Une appli pour repérer les fichés S?

Toute la France numérique – celle qui s’y connaît, et l’autre, qui pense que ça fait bien de faire semblant de s’y connaître – se pâme devant notre Président start-upper et son projet de faire de la France une « start-up nation ».

Et vendredi soir, pour l’inauguration de Station F, le plus grand incubateur de start-up au monde, tout ce petit monde communiait dans la célébration du premier start-upper de France, qui était venu, avec humour, raconter sa success story : « Il y a trois ans, j’avais promis à ma femme que j’arrêterais totalement la vie politique et que j’allais créer une entreprise. J’ai ensuite pivoté de business model et les choses se sont faites en marchant. Beaucoup de gens m’ont dit “ça ne marchera jamais”, puis on a dit “ce type est tout seul”, d’autres “il n’y a pas de business model”, puis “il n’y a pas d’investisseurs”, “il n’y aura pas de clients”, puis “c’est devenu presque une secte”. Et, à la fin, on l’a fait. »

​‌De quoi faire rêver nos entrepreneurs, jeunes ou moins jeunes, et aussi nos futurs responsables politiques.

Mais tout ce beau petit monde oubliait quelques réalités. D’abord qu’en matière de « plus grand incubateur », la France détient, depuis longtemps déjà, un autre record mondial que la grande halle de Station F, ses milliers de m2, n’arriveraient pas à contenir : celui des fichés S, des islamistes radicalisés. Et je n’élargis pas l’énumération des cercles concentriques dont ces dizaines de milliers d’individus constituent le centre. Là aussi, le business model a parfaitement fonctionné, les clients et les investisseurs sont nombreux. Et la vieille économie ne sait pas du tout comment arrêter cette réussite.

La nouvelle le peut-elle ? En a-t-elle même envie ? Elle aurait quelque moyen d’y arriver, si elle le voulait. Si, au sommet de l’État, siégeait plus qu’un start-upper savourant sa réussite et se mirant comme un coq sur l’écran de son iPhone.

 Valeurs actuelles vient de publier la carte, à actualiser en permanence, des fichés S : plus de 15.000 fichés S pour radicalisation… qui se concentrent, sans surprise, à Paris et en banlieue parisienne, dans le Nord, l’Est, le Sud-Est et le Midi toulousain. Chez nous. Chez vous. Dans votre rue.
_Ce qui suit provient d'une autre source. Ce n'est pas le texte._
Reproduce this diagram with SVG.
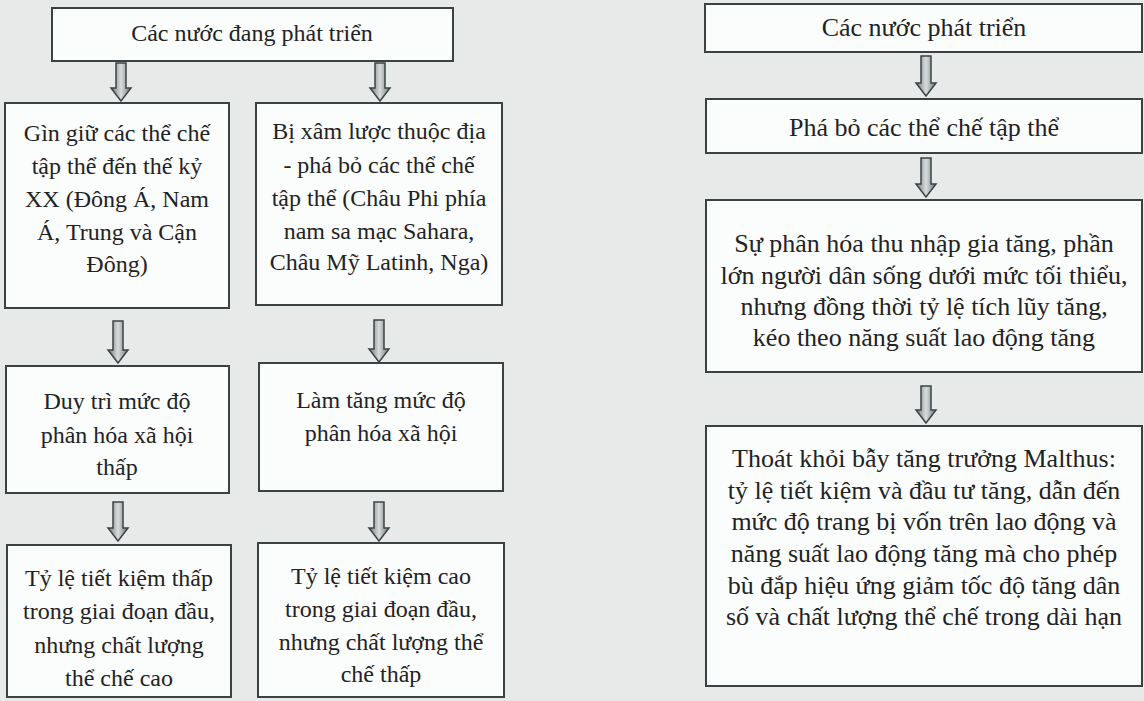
<svg xmlns="http://www.w3.org/2000/svg" width="1144" height="701" viewBox="0 0 1144 701">
<defs>
<linearGradient id="ag" x1="0" y1="0" x2="1" y2="0">
<stop offset="0" stop-color="#6f7577"/>
<stop offset="0.5" stop-color="#d9dcdc"/>
<stop offset="1" stop-color="#6f7577"/>
</linearGradient>
<style>
.box{fill:#fbfcfc;stroke:#3b4244;stroke-width:2}
.t{font-family:"Liberation Serif","Times New Roman",serif;font-size:24px;fill:#1f2324;text-anchor:middle}
.r{font-size:26px}
.arr{fill:url(#ag);stroke:#3d4446;stroke-width:1.5;stroke-linejoin:miter}
</style>
</defs>
<rect width="1144" height="701" fill="#e8eaea"/>

<g id="connectors">
<path class="arr" d="M116 63H126V88H131L121 101L111 88H116Z"/>
<path class="arr" d="M375 63H385V88H390L380 101L370 88H375Z"/>
<path class="arr" d="M113 321H123V350H128L118 363L108 350H113Z"/>
<path class="arr" d="M374 320H384V349H389L379 362L369 349H374Z"/>
<path class="arr" d="M113 502H123V528H128L118 541L108 528H113Z"/>
<path class="arr" d="M374 502H384V528H389L379 541L369 528H374Z"/>
<path class="arr" d="M921 56H931V83H936L926 96L916 83H921Z"/>
<path class="arr" d="M921 158H931V184H936L926 197L916 184H921Z"/>
<path class="arr" d="M921 386H931V410H936L926 423L916 410H921Z"/>
</g>

<g id="dev-title">
<rect class="box" x="52" y="8" width="401" height="53"/>
<text class="t" x="252" y="41">Các nước đang phát triển</text>
</g>
<g id="keep-institutions">
<rect class="box" x="5" y="103" width="224" height="205"/>
<text class="t" x="117" y="141">Gìn giữ các thể chế</text>
<text class="t" x="117" y="174">tập thể đến thế kỷ</text>
<text class="t" x="117" y="207">XX (Đông Á, Nam</text>
<text class="t" x="117" y="240">Á, Trung và Cận</text>
<text class="t" x="117" y="272">Đông)</text>
</g>
<g id="colonized">
<rect class="box" x="256" y="103" width="246" height="202"/>
<text class="t" x="379" y="139">Bị xâm lược thuộc địa</text>
<text class="t" x="379" y="173">- phá bỏ các thể chế</text>
<text class="t" x="379" y="206">tập thể (Châu Phi phía</text>
<text class="t" x="379" y="239">nam sa mạc Sahara,</text>
<text class="t" x="379" y="270">Châu Mỹ Latinh, Nga)</text>
</g>
<g id="low-diff">
<rect class="box" x="6" y="366" width="223" height="127"/>
<text class="t" x="117" y="409">Duy trì mức độ</text>
<text class="t" x="117" y="443">phân hóa xã hội</text>
<text class="t" x="117" y="475">thấp</text>
</g>
<g id="high-diff">
<rect class="box" x="259" y="363" width="244" height="128"/>
<text class="t" x="381" y="408">Làm tăng mức độ</text>
<text class="t" x="381" y="441">phân hóa xã hội</text>
</g>
<g id="low-saving">
<rect class="box" x="7" y="545" width="224" height="152"/>
<text class="t" x="119" y="586">Tỷ lệ tiết kiệm thấp</text>
<text class="t" x="119" y="619">trong giai đoạn đầu,</text>
<text class="t" x="119" y="653">nhưng chất lượng</text>
<text class="t" x="119" y="686">thể chế cao</text>
</g>
<g id="high-saving">
<rect class="box" x="258" y="543" width="246" height="154"/>
<text class="t" x="381" y="584">Tỷ lệ tiết kiệm cao</text>
<text class="t" x="381" y="617">trong giai đoạn đầu,</text>
<text class="t" x="381" y="650">nhưng chất lượng thể</text>
<text class="t" x="381" y="682">chế thấp</text>
</g>

<g id="developed-title">
<rect class="box" x="705" y="4" width="437" height="48"/>
<text class="t r" x="924" y="36">Các nước phát triển</text>
</g>
<g id="abolish">
<rect class="box" x="706" y="99" width="436" height="54"/>
<text class="t r" x="924" y="136">Phá bỏ các thể chế tập thể</text>
</g>
<g id="income-diff">
<rect class="box" x="706" y="200" width="436" height="172"/>
<text class="t r" x="924" y="252">Sự phân hóa thu nhập gia tăng, phần</text>
<text class="t r" x="924" y="284">lớn người dân sống dưới mức tối thiểu,</text>
<text class="t r" x="924" y="315">nhưng đồng thời tỷ lệ tích lũy tăng,</text>
<text class="t r" x="924" y="346">kéo theo năng suất lao động tăng</text>
</g>
<g id="escape-malthus">
<rect class="box" x="706" y="426" width="436" height="260"/>
<text class="t r" x="924" y="467">Thoát khỏi bẫy tăng trưởng Malthus:</text>
<text class="t r" x="924" y="499">tỷ lệ tiết kiệm và đầu tư tăng, dẫn đến</text>
<text class="t r" x="924" y="530">mức độ trang bị vốn trên lao động và</text>
<text class="t r" x="924" y="562">năng suất lao động tăng mà cho phép</text>
<text class="t r" x="924" y="594">bù đắp hiệu ứng giảm tốc độ tăng dân</text>
<text class="t r" x="924" y="625">số và chất lượng thể chế trong dài hạn</text>
</g>
</svg>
Votre village.

Et là, en songeant à Merah, au Bataclan, à Nice, à notre agriculteur poignardé du 18 juin qui ne comprend toujours pas pourquoi son agresseur, assigné à résidence, ne respectait pas cette petite obligation, pourquoi les gendarmes qui l’ont contrôlé quelques minutes avant ne savaient guère qui il était et l’ont laissé filer, on se disait quand même que la France d’un Xavier Niel, d’un Macron, la France du plus gros incubateur de start-up – et de djihadistes – pourrait peut-être faire preuve d’inventivité, non ? Nous offrir autre chose qu’une appli post-attentat ?

Mais non, à la halle Freyssinet, vendredi soir, l’heure n’était pas aux sujets qui fâchent. On était entre amis. Et le Président était d’ailleurs accompagné d’Antoine Martin, cofondateur de Zenly, l’application qui permet de géolocaliser ses amis. Mais les fichés S et les autres dangereux, Zenly ne pourrait pas les géolocaliser aussi ? Moi, ça m’arrangerait bien, et mes enfants aussi. Bien sûr que la technique le peut, mais ne seront informés que quelques happy few, pas vous, pas le maire, pas les gendarmes, pas les voisins, pas le directeur de l’école du quartier. Peut-être quelque juge lointain, mais qui, le voudrait-il, ne pourra rien pour vous protéger…

Mais le mot de la fin revenait à Brigitte, inquiète des dérives possibles de cette appli de géolocalisation des amis : « On peut tricher ? » On lui dit que oui. « C’est rassurant », sourit-elle. Et la France entière était rassurée avec elle, par cette note d’humour sage et souriant. Notre première dame pourrait continuer à ne pas être importunée par ses amis. Et tricher avec eux.

Les centaines de victimes de nos djihadistes auraient, elles aussi, préféré échapper à ces individus géolocalisables… Et les futures proies que nous sommes aussi. Mais, dans cette affaire de géolocalisation de nos ennemis, on peut aussi « tricher » avec nous. Et l’État Macron ne fait que cela.